Милый Вишня! Он уже "возвращался", он уже был почти здесь!
Потом мы пообедали и все вместе отвели Павла Михайловича в выделенную ему временно — до устройства — комнату: здесь же, во втором дворе Партизанского штаба, во втором корпусе флигеля, в том же коридоре, где помещалась редакция "України"; в этом коридоре, кроме комнатки нашей редакции и двух комнат Укриздата, были еще три комнатушки с койками и одеялами: тут ночевали по большей части связные, прибывавшие на несколько дней с территорий, захваченных оккупантом, чтоб, получив необходимые инструкции или материалы, снова лететь на родную землю… В одной из этих комнат спал в эту минуту неизвестный дядя с огромной бородой; в другой — крайней — ютилась прославленный снайпер Людмила Павлюченко — ее вызвал ЦК комсомола; третья — средняя — была в эту ночь свободна.
Был уже вечер. Все — Рыльский, Яновский, Зегер — ушли, задержался еще на некоторое время только я: у меня был ночной пропуск.
В комнате, кроме койки, покрытой одеялом, ничего не было, и мы с Павлом Михайловичем сели на койку. Электропроводки в комнате почему-то тоже не оказалось, и освещением служила коптилка на подоконнике замаскированного черной бумагой окна.
Несколько минут молчали.
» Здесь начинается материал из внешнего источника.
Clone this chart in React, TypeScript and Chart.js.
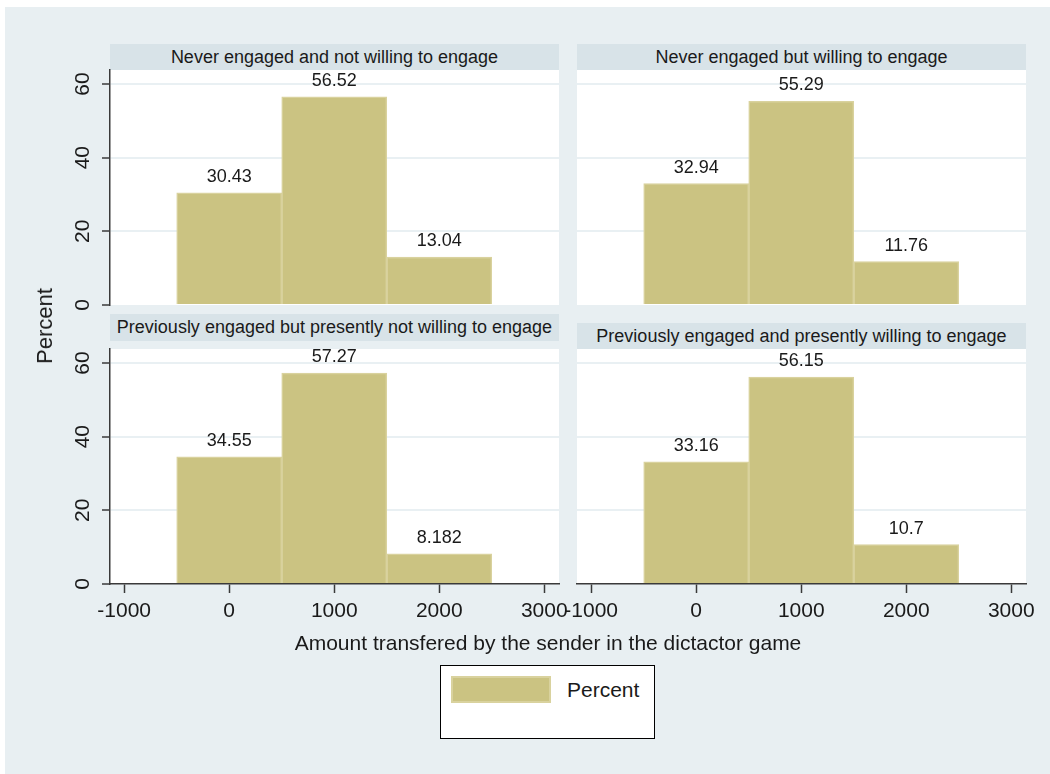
import React, { useEffect, useRef } from "react";
import { Chart, registerables } from "chart.js";

Chart.register(...registerables);

// ---------------- data ----------------
const binCenters = [0, 1000, 2000];
const neverNotWilling = [30.43, 56.52, 13.04];
const neverWilling = [32.94, 55.29, 11.76];
const prevNotWilling = [34.55, 57.27, 8.182];
const prevWilling = [33.16, 56.15, 10.7];
const panelTitles = [
  "Never engaged and not willing to engage",
  "Never engaged but willing to engage",
  "Previously engaged but presently not willing to engage",
  "Previously engaged and presently willing to engage",
];
const yTickValues = [0, 20, 40, 60];
const xTickValues = [-1000, 0, 1000, 2000, 3000];
const yMin = 0;
const yMax = 63.8;
const xMin = -1135;
const xMax = 3140;
const xTitle = "Amount transfered by the sender in the dictactor game";
const yTitle = "Percent";
const legendLabel = "Percent";

// ---------------- styles ----------------
const FONT = "'Liberation Sans', Arial, Helvetica, sans-serif";
const BG = "#e8eff2";
const HEADER = "#d8e3e8";
const BAR = "#cbc382";
const BAR_EDGE = "#d9d29e";
const GRID = "#e9f0f3";
const AXIS = "#3a3a3a";
const TEXT = "#1a1a1a";

Chart.defaults.font.family = FONT;

const fmt = (v: number) => String(Number(v.toPrecision(4)));

const plotBg = {
  id: "plotBg",
  beforeDraw(chart: any) {
    const { ctx, chartArea: a } = chart;
    ctx.save();
    ctx.fillStyle = "#ffffff";
    ctx.fillRect(a.left, a.top, a.right - a.left, a.bottom - a.top);
    ctx.restore();
  },
};

const valueLabels = {
  id: "valueLabels",
  afterDatasetsDraw(chart: any) {
    const { ctx } = chart;
    const meta = chart.getDatasetMeta(0);
    const data = chart.data.datasets[0].data as any[];
    ctx.save();
    ctx.font = `18px ${FONT}`;
    ctx.fillStyle = TEXT;
    ctx.textAlign = "center";
    ctx.textBaseline = "alphabetic";
    meta.data.forEach((el: any, i: number) => {
      ctx.fillText(fmt(data[i].y), el.x, el.y - 11);
    });
    ctx.restore();
  },
};

type Box = { left: number; top: number; width: number; height: number };

function Panel(props: {
  values: number[];
  box: Box;
  padTop: number;
  padRight: number;
  padBottom: number;
  yAxisWidth: number;
  showYAxis: boolean;
  showXAxis: boolean;
  xAxisHeight: number;
}) {
  const ref = useRef<HTMLCanvasElement | null>(null);
  useEffect(() => {
    if (!ref.current) return;
    const { values, showYAxis, showXAxis } = props;
    const chart = new Chart(ref.current, {
      type: "bar",
      data: {
        datasets: [
          {
            label: legendLabel,
            data: binCenters.map((x, i) => ({ x, y: values[i] })),
            backgroundColor: BAR,
            borderColor: BAR_EDGE,
            borderWidth: 1.5,
            barPercentage: 1,
            categoryPercentage: 1,
          },
        ],
      } as any,
      options: {
        animation: false,
        responsive: false,
        maintainAspectRatio: false,
        layout: {
          padding: { top: props.padTop, right: props.padRight, bottom: props.padBottom, left: 0 },
        },
        plugins: {
          legend: { display: false },
          tooltip: { enabled: false },
          title: { display: false },
        },
        scales: {
          x: {
            type: "linear",
            min: xMin,
            max: xMax,
            offset: false,
            display: showXAxis,
            grid: {
              offset: false,
              drawOnChartArea: false,
              drawTicks: true,
              tickLength: 9,
              tickColor: AXIS,
              tickWidth: 1.5,
            },
            border: { display: true, color: AXIS, width: 1.5 },
            ticks: {
              autoSkip: false,
              maxRotation: 0,
              minRotation: 0,
              padding: 6,
              color: TEXT,
              font: { size: 21, family: FONT },
              callback: (v: any) => String(v),
            },
            afterBuildTicks: (s: any) => {
              s.ticks = xTickValues.map((v) => ({ value: v }));
            },
            afterFit: (s: any) => {
              s.height = showXAxis ? props.xAxisHeight : 0;
              s.paddingLeft = 0;
              s.paddingRight = 0;
            },
          },
          y: {
            min: yMin,
            max: yMax,
            display: true,
            grid: {
              color: (c: any) => (c.tick && c.tick.value === 0 ? "rgba(0,0,0,0)" : GRID),
              lineWidth: 2,
              drawTicks: showYAxis,
              tickLength: 8,
              tickColor: AXIS,
              tickWidth: 1.5,
            },
            border: { display: showYAxis, color: AXIS, width: 1.5 },
            ticks: {
              display: showYAxis,
              minRotation: 90,
              maxRotation: 90,
              crossAlign: "center",
              padding: 7,
              color: TEXT,
              font: { size: 21, family: FONT },
              callback: (v: any) => String(v),
            },
            afterBuildTicks: (s: any) => {
              s.ticks = yTickValues.map((v) => ({ value: v }));
            },
            afterFit: (s: any) => {
              s.width = props.yAxisWidth;
              s.paddingTop = 0;
              s.paddingBottom = 0;
            },
          },
        },
      } as any,
      plugins: [plotBg, valueLabels],
    });
    return () => chart.destroy();
  }, []);
  const b = props.box;
  return (
    <canvas
      ref={ref}
      width={b.width}
      height={b.height}
      style={{ position: "absolute", left: b.left, top: b.top, width: b.width, height: b.height }}
    />
  );
}

function Header(props: { text: string; left: number; top: number; width: number; height: number }) {
  return (
    <div
      style={{
        position: "absolute",
        left: props.left,
        top: props.top,
        width: props.width,
        height: props.height,
        lineHeight: props.height + "px",
        background: HEADER,
        color: TEXT,
        fontFamily: FONT,
        fontSize: 18,
        textAlign: "center",
        whiteSpace: "nowrap",
        overflow: "hidden",
      }}
    >
      {props.text}
    </div>
  );
}

export default function App() {
  return (
    <div style={{ position: "absolute", left: 0, top: 0, width: 1050, height: 774, background: "#ffffff", overflow: "hidden" }}>
      <div style={{ position: "absolute", left: 5, top: 7, width: 1045, height: 767, background: BG }} />

      <Header text={panelTitles[0]} left={110} top={44} width={449} height={26} />
      <Header text={panelTitles[1]} left={577} top={44} width={449} height={26} />
      <Header text={panelTitles[2]} left={110} top={314} width={449} height={27} />
      <Header text={panelTitles[3]} left={577} top={323} width={449} height={26} />

      <Panel values={neverNotWilling} box={{ left: 50, top: 60, width: 530, height: 260 }} padTop={10} padRight={21} padBottom={15} yAxisWidth={60} showYAxis={true} showXAxis={false} xAxisHeight={0} />
      <Panel values={neverWilling} box={{ left: 560, top: 60, width: 490, height: 260 }} padTop={10} padRight={24} padBottom={15} yAxisWidth={17} showYAxis={false} showXAxis={false} xAxisHeight={0} />
      <Panel values={prevNotWilling} box={{ left: 50, top: 339, width: 530, height: 301 }} padTop={10} padRight={21} padBottom={0} yAxisWidth={60} showYAxis={true} showXAxis={true} xAxisHeight={56} />
      <Panel values={prevWilling} box={{ left: 560, top: 339, width: 490, height: 301 }} padTop={10} padRight={24} padBottom={0} yAxisWidth={17} showYAxis={false} showXAxis={true} xAxisHeight={56} />

      <div
        style={{
          position: "absolute",
          left: 45,
          top: 326,
          transform: "translate(-50%, -50%) rotate(-90deg)",
          fontFamily: FONT,
          fontSize: 22,
          lineHeight: "26px",
          color: TEXT,
          whiteSpace: "nowrap",
        }}
      >
        {yTitle}
      </div>

      <div
        style={{
          position: "absolute",
          left: 548,
          top: 631,
          transform: "translateX(-50%)",
          fontFamily: FONT,
          fontSize: 21,
          lineHeight: "24px",
          color: TEXT,
          whiteSpace: "nowrap",
        }}
      >
        {xTitle}
      </div>

      <div
        style={{
          position: "absolute",
          left: 440,
          top: 665,
          width: 215,
          height: 74,
          boxSizing: "border-box",
          border: "1px solid #000",
          background: "#ffffff",
        }}
      >
        <div
          style={{
            position: "absolute",
            left: 10,
            top: 10,
            width: 100,
            height: 27,
            boxSizing: "border-box",
            background: BAR,
            border: `2px solid ${BAR_EDGE}`,
          }}
        />
        <div
          style={{
            position: "absolute",
            left: 126,
            top: 11,
            fontFamily: FONT,
            fontSize: 21,
            lineHeight: "26px",
            color: TEXT,
            whiteSpace: "nowrap",
          }}
        >
          {legendLabel}
        </div>
      </div>
    </div>
  );
}
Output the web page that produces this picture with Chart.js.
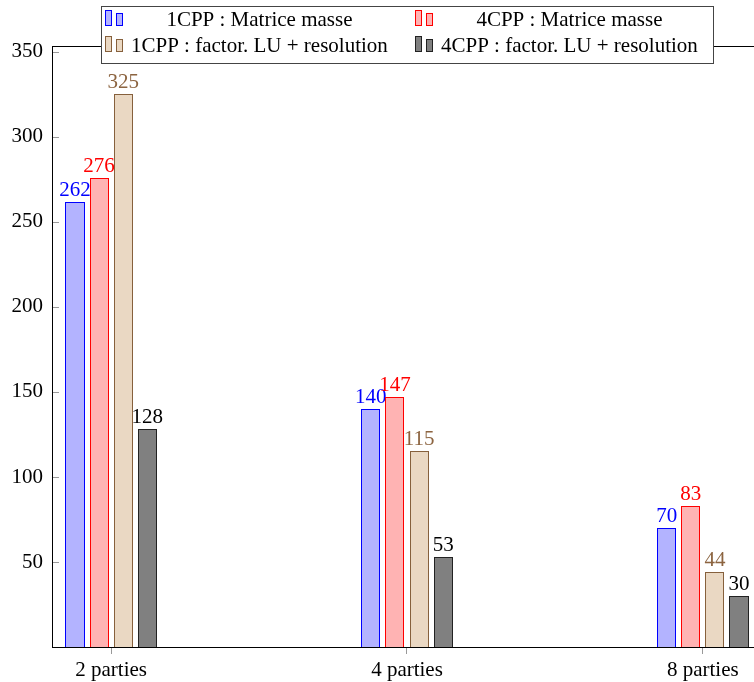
<!DOCTYPE html>
<html>
<head>
<meta charset="utf-8">
<script src="https://cdn.jsdelivr.net/npm/chart.js@4.4.1/dist/chart.umd.min.js"></script>
<style>
  html, body { margin: 0; padding: 0; background: #fff; overflow: hidden; }
  canvas { display: block; }
</style>
</head>
<body>
<canvas id="myChart" width="770" height="682"></canvas>
<script>
const categories = ["2 parties", "4 parties", "8 parties"];
const masse1CPP = [262, 140, 70];
const masse4CPP = [276, 147, 83];
const lu1CPP = [325, 115, 44];
const lu4CPP = [128, 53, 30];
const seriesLabels = [
  "1CPP : Matrice masse",
  "4CPP : Matrice masse",
  "1CPP : factor. LU + resolution",
  "4CPP : factor. LU + resolution",
];
const yMax = 353.5;
const yStep = 50;

const font = '21px "Liberation Serif"';

const toPoints = function (values) {
  return values.map((v, i) => ({ x: i, y: v }));
};

const makeDataset = function (label, values, fill, stroke, textColor) {
  return {
    label: label,
    data: toPoints(values),
    backgroundColor: fill,
    borderColor: stroke,
    borderWidth: 1,
    labelColor: textColor,
    categoryPercentage: 0.326,
    barPercentage: 0.79,
  };
};

// bars drawn in pgfplots order (crisp 1px outline), each followed by its value
const barsAndLabels = {
  id: "barsAndLabels",
  beforeDatasetsDraw(chart) {
    const ctx = chart.ctx;
    chart.data.datasets.forEach((ds, i) => {
      const meta = chart.getDatasetMeta(i);
      meta.data.forEach((bar, j) => {
        const p = bar.getProps(["x", "y", "base", "width"], true);
        const l = Math.round(p.x - p.width / 2);
        const r = Math.round(p.x + p.width / 2);
        const t = Math.round(p.y);
        const b = Math.round(p.base);
        ctx.save();
        ctx.fillStyle = ds.backgroundColor;
        ctx.fillRect(l, t, r - l, b - t);
        ctx.strokeStyle = ds.borderColor;
        ctx.lineWidth = 1;
        ctx.strokeRect(l + 0.5, t + 0.5, r - l - 1, b - t);
        ctx.font = font;
        ctx.fillStyle = ds.labelColor;
        ctx.textAlign = "center";
        ctx.textBaseline = "alphabetic";
        ctx.fillText(String(ds.data[j].y), p.x, t - 6);
        ctx.restore();
      });
    });
    return false;
  },
};

const frameAndTicks = {
  id: "frameAndTicks",
  afterDraw(chart) {
    const ctx = chart.ctx;
    const a = chart.chartArea;
    const y = chart.scales.y;
    ctx.save();
    ctx.strokeStyle = "#999";
    ctx.lineWidth = 1;
    y.ticks.forEach((t) => {
      if (t.value === 0) return;
      const py = Math.round(y.getPixelForValue(t.value)) + 0.5;
      ctx.beginPath();
      ctx.moveTo(a.left, py);
      ctx.lineTo(a.left + 7, py);
      ctx.stroke();
    });
    ctx.strokeStyle = "#000";
    ctx.strokeRect(a.left + 0.5, a.top + 0.5, a.right - a.left, a.bottom - a.top);
    ctx.restore();
  },
};

const boxLegend = {
  id: "boxLegend",
  afterDraw(chart) {
    const ctx = chart.ctx;
    const a = chart.chartArea;
    const ds = chart.data.datasets;
    ctx.save();
    ctx.font = font;
    const w1 = Math.max(ctx.measureText(ds[0].label).width, ctx.measureText(ds[2].label).width) + 14;
    const w2 = Math.max(ctx.measureText(ds[1].label).width, ctx.measureText(ds[3].label).width) + 14;
    const total = Math.round(23 + w1 + 16 + 23 + w2 + 8);
    const left = Math.round((a.left + a.right) / 2 - total / 2);
    const top = 6;
    const height = 57;
    ctx.fillStyle = "#fff";
    ctx.fillRect(left, top, total, height);
    ctx.strokeStyle = "#444";
    ctx.lineWidth = 1;
    ctx.strokeRect(left + 0.5, top + 0.5, total, height);
    const cols = [left, left + 23 + w1 + 16];
    const widths = [w1, w2];
    ds.forEach((d, i) => {
      const cx = Math.round(cols[i % 2]);
      const base = top + 20 + 26 * Math.floor(i / 2);
      ctx.fillStyle = d.backgroundColor;
      ctx.strokeStyle = d.borderColor;
      [[4, 16], [15, 13]].forEach((b) => {
        ctx.fillRect(cx + b[0], base - b[1], 7, b[1]);
        ctx.strokeRect(cx + b[0] + 0.5, base - b[1] + 0.5, 6, b[1] - 1);
      });
      ctx.fillStyle = "#000";
      ctx.textAlign = "center";
      ctx.textBaseline = "alphabetic";
      ctx.fillText(d.label, cx + 23 + widths[i % 2] / 2, base);
    });
    ctx.restore();
  },
};

const config = {
  type: "bar",
  data: {
    datasets: [
      makeDataset(seriesLabels[0], masse1CPP, "#b3b3ff", "#0000ff", "#0000ff"),
      makeDataset(seriesLabels[1], masse4CPP, "#ffb3b3", "#ff0000", "#ff0000"),
      makeDataset(seriesLabels[2], lu1CPP, "#ead8c3", "#86603c", "#8c6440"),
      makeDataset(seriesLabels[3], lu4CPP, "#808080", "#222222", "#000000"),
    ],
  },
  options: {
    responsive: false,
    animation: false,
    devicePixelRatio: 1,
    layout: { padding: { top: 46, right: 8, left: 0, bottom: 0 } },
    plugins: { legend: { display: false }, tooltip: { enabled: false } },
    scales: {
      x: {
        type: "linear",
        min: -0.2,
        max: 2.2,
        offset: false,
        grid: { display: true, offset: false, drawOnChartArea: false, drawTicks: true, tickLength: 7, color: "#999" },
        border: { display: false },
        ticks: {
          stepSize: 1,
          includeBounds: false,
          padding: 4,
          maxRotation: 0,
          color: "#000",
          font: { family: "Liberation Serif", size: 21 },
          callback: (v) => categories[v] || "",
        },
        afterFit(scale) {
          scale.height = 35;
          scale.paddingLeft = 0;
          scale.paddingRight = 0;
        },
      },
      y: {
        min: 0,
        max: yMax,
        grid: { display: false, drawTicks: false },
        border: { display: false },
        ticks: {
          stepSize: yStep,
          includeBounds: false,
          padding: 9,
          color: "#000",
          font: { family: "Liberation Serif", size: 21 },
          callback: (v) => (v === 0 ? "" : String(v)),
        },
        afterFit(scale) {
          scale.width = 52;
          scale.paddingTop = 0;
          scale.paddingBottom = 0;
        },
      },
    },
  },
  plugins: [barsAndLabels, frameAndTicks, boxLegend],
};

new Chart(document.getElementById("myChart"), config);
</script>
</body>
</html>
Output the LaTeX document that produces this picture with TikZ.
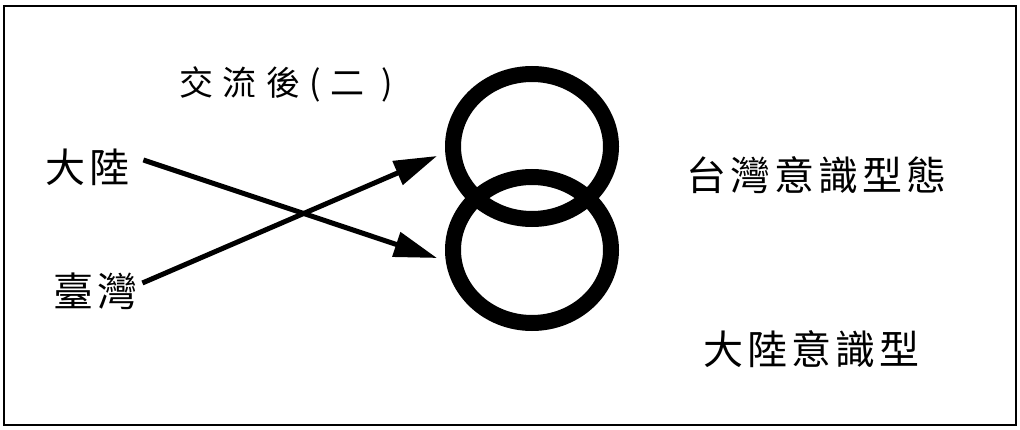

Тишина стояла в комнатке, во всем опустевшем на ночь корпусе штаба, на Тверском бульваре, казалось, во всей замаскированной, закамуфляженной, притаившейся прифронтовой Москве. Потом мы заговорили.
— Так-то, Юрий Корнеевич, — сказал Вишня.
— Так-то, Павло Михайлович, — ответил я.
Это и был, собственно, весь наш разговор — тогда, в первый вечер, в день возвращения Остапа Вишни.
Но этими скупыми словами мы сказали тогда друг другу очень много: то были и воспоминания о прошлом — хорошем и дурном; был и обмен первыми мыслями и впечатлениями по поводу современного положения вещей; были и раздумья о том, что ждет нас еще впереди. Ведь много можно высказать одним молчанием, а уж фразой из целых трех слов — и тем более.